SOURCE EXCERPT:
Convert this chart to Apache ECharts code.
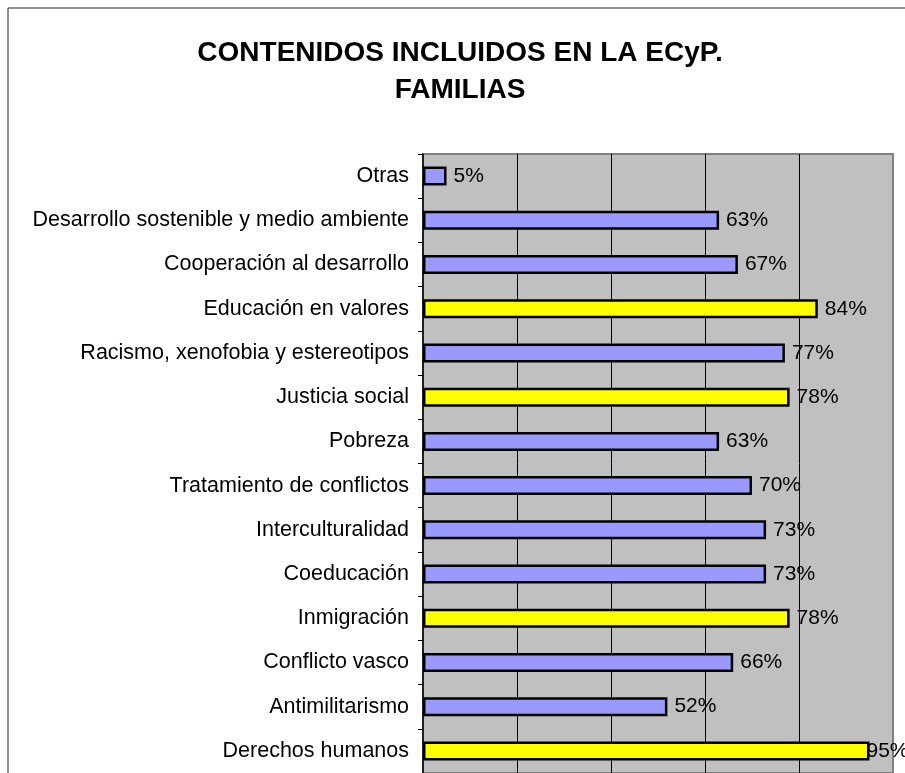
<!DOCTYPE html>
<html>
<head>
<meta charset="utf-8">
<script src="https://cdn.jsdelivr.net/npm/echarts@6/dist/echarts.min.js"></script>
<style>
  html, body { margin: 0; padding: 0; background: #fff; }
  #chart { width: 905px; height: 773px; }
</style>
</head>
<body>
<div id="chart"></div>
<script>
// categories, listed top to bottom as in the picture
var categories = [
    "Otras",
    "Desarrollo sostenible y medio ambiente",
    "Cooperación al desarrollo",
    "Educación en valores",
    "Racismo, xenofobia y estereotipos",
    "Justicia social",
    "Pobreza",
    "Tratamiento de conflictos",
    "Interculturalidad",
    "Coeducación",
    "Inmigración",
    "Conflicto vasco",
    "Antimilitarismo",
    "Derechos humanos"
];
var values = [5, 63, 67, 84, 77, 78, 63, 70, 73, 73, 78, 66, 52, 95];
var highlighted = ["Educación en valores", "Justicia social", "Inmigración", "Derechos humanos"];
var xTicks = [0, 20, 40, 60, 80, 100];

var font = "Arial, 'Liberation Sans', sans-serif";

var barData = values.map(function (v, i) {
    var hi = highlighted.indexOf(categories[i]) >= 0;
    var item = {
        value: v,
        itemStyle: { color: hi ? "#ffff00" : "#9999ff" }
    };
    // Excel squeezes the last label back onto the bar end
    if (v > 90) item.label = { distance: -3 };
    return item;
});

var chart = echarts.init(document.getElementById("chart"));
chart.setOption({
    animation: false,
    backgroundColor: "#fff",
    textStyle: { fontFamily: font },
    title: {
        text: "CONTENIDOS INCLUIDOS EN LA ECyP.\nFAMILIAS",
        left: 455,
        top: 30,
        textAlign: "center",
        textStyle: {
            fontFamily: font,
            fontSize: 28,
            fontWeight: "bold",
            color: "#000",
            lineHeight: 37
        }
    },
    graphic: [{
        type: "rect",
        shape: { x: 8, y: 8, width: 920, height: 800 },
        style: { fill: null, stroke: "#222", lineWidth: 1 },
        silent: true
    }],
    grid: {
        left: 423,
        right: 12,
        top: 154,
        bottom: -7,
        show: true,
        backgroundColor: "#c0c0c0",
        borderColor: "#808080",
        borderWidth: 2
    },
    xAxis: {
        type: "value",
        min: xTicks[0],
        max: xTicks[xTicks.length - 1],
        interval: xTicks[1] - xTicks[0],
        axisLine: { show: false },
        axisTick: { show: false },
        axisLabel: { show: false },
        splitLine: {
            show: true,
            showMinLine: false,
            showMaxLine: false,
            lineStyle: { color: "#000", width: 1 }
        }
    },
    yAxis: {
        type: "category",
        inverse: true,
        data: categories,
        axisLine: { show: true, lineStyle: { color: "#000", width: 1.5 } },
        axisTick: { show: true, length: 5, lineStyle: { color: "#000" } },
        axisLabel: {
            margin: 14,
            color: "#000",
            fontSize: 21.5,
            fontFamily: font
        }
    },
    series: [{
        type: "bar",
        data: barData,
        barWidth: 19,
        itemStyle: { borderColor: "#000", borderWidth: 2.5 },
        label: {
            show: true,
            position: "right",
            distance: 7,
            color: "#000",
            fontSize: 21,
            fontFamily: font,
            formatter: "{c}%"
        }
    }]
});
</script>
</body>
</html>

TASK TO CARRY OUT: From start to finish, output the listing exactly, but omit its pictures.

EXERCISE OUTPUT:
Convert this chart to Apache ECharts code.
<!DOCTYPE html>
<html>
<head>
<meta charset="utf-8">
<script src="https://cdn.jsdelivr.net/npm/echarts@6/dist/echarts.min.js"></script>
<style>
  html, body { margin: 0; padding: 0; background: #fff; }
  #chart { width: 905px; height: 773px; }
</style>
</head>
<body>
<div id="chart"></div>
<script>
// categories, listed top to bottom as in the picture
var categories = [
    "Otras",
    "Desarrollo sostenible y medio ambiente",
    "Cooperación al desarrollo",
    "Educación en valores",
    "Racismo, xenofobia y estereotipos",
    "Justicia social",
    "Pobreza",
    "Tratamiento de conflictos",
    "Interculturalidad",
    "Coeducación",
    "Inmigración",
    "Conflicto vasco",
    "Antimilitarismo",
    "Derechos humanos"
];
var values = [5, 63, 67, 84, 77, 78, 63, 70, 73, 73, 78, 66, 52, 95];
var highlighted = ["Educación en valores", "Justicia social", "Inmigración", "Derechos humanos"];
var xTicks = [0, 20, 40, 60, 80, 100];

var font = "Arial, 'Liberation Sans', sans-serif";

var barData = values.map(function (v, i) {
    var hi = highlighted.indexOf(categories[i]) >= 0;
    var item = {
        value: v,
        itemStyle: { color: hi ? "#ffff00" : "#9999ff" }
    };
    // Excel squeezes the last label back onto the bar end
    if (v > 90) item.label = { distance: -3 };
    return item;
});

var chart = echarts.init(document.getElementById("chart"));
chart.setOption({
    animation: false,
    backgroundColor: "#fff",
    textStyle: { fontFamily: font },
    title: {
        text: "CONTENIDOS INCLUIDOS EN LA ECyP.\nFAMILIAS",
        left: 455,
        top: 30,
        textAlign: "center",
        textStyle: {
            fontFamily: font,
            fontSize: 28,
            fontWeight: "bold",
            color: "#000",
            lineHeight: 37
        }
    },
    graphic: [{
        type: "rect",
        shape: { x: 8, y: 8, width: 920, height: 800 },
        style: { fill: null, stroke: "#222", lineWidth: 1 },
        silent: true
    }],
    grid: {
        left: 423,
        right: 12,
        top: 154,
        bottom: -7,
        show: true,
        backgroundColor: "#c0c0c0",
        borderColor: "#808080",
        borderWidth: 2
    },
    xAxis: {
        type: "value",
        min: xTicks[0],
        max: xTicks[xTicks.length - 1],
        interval: xTicks[1] - xTicks[0],
        axisLine: { show: false },
        axisTick: { show: false },
        axisLabel: { show: false },
        splitLine: {
            show: true,
            showMinLine: false,
            showMaxLine: false,
            lineStyle: { color: "#000", width: 1 }
        }
    },
    yAxis: {
        type: "category",
        inverse: true,
        data: categories,
        axisLine: { show: true, lineStyle: { color: "#000", width: 1.5 } },
        axisTick: { show: true, length: 5, lineStyle: { color: "#000" } },
        axisLabel: {
            margin: 14,
            color: "#000",
            fontSize: 21.5,
            fontFamily: font
        }
    },
    series: [{
        type: "bar",
        data: barData,
        barWidth: 19,
        itemStyle: { borderColor: "#000", borderWidth: 2.5 },
        label: {
            show: true,
            position: "right",
            distance: 7,
            color: "#000",
            fontSize: 21,
            fontFamily: font,
            formatter: "{c}%"
        }
    }]
});
</script>
</body>
</html>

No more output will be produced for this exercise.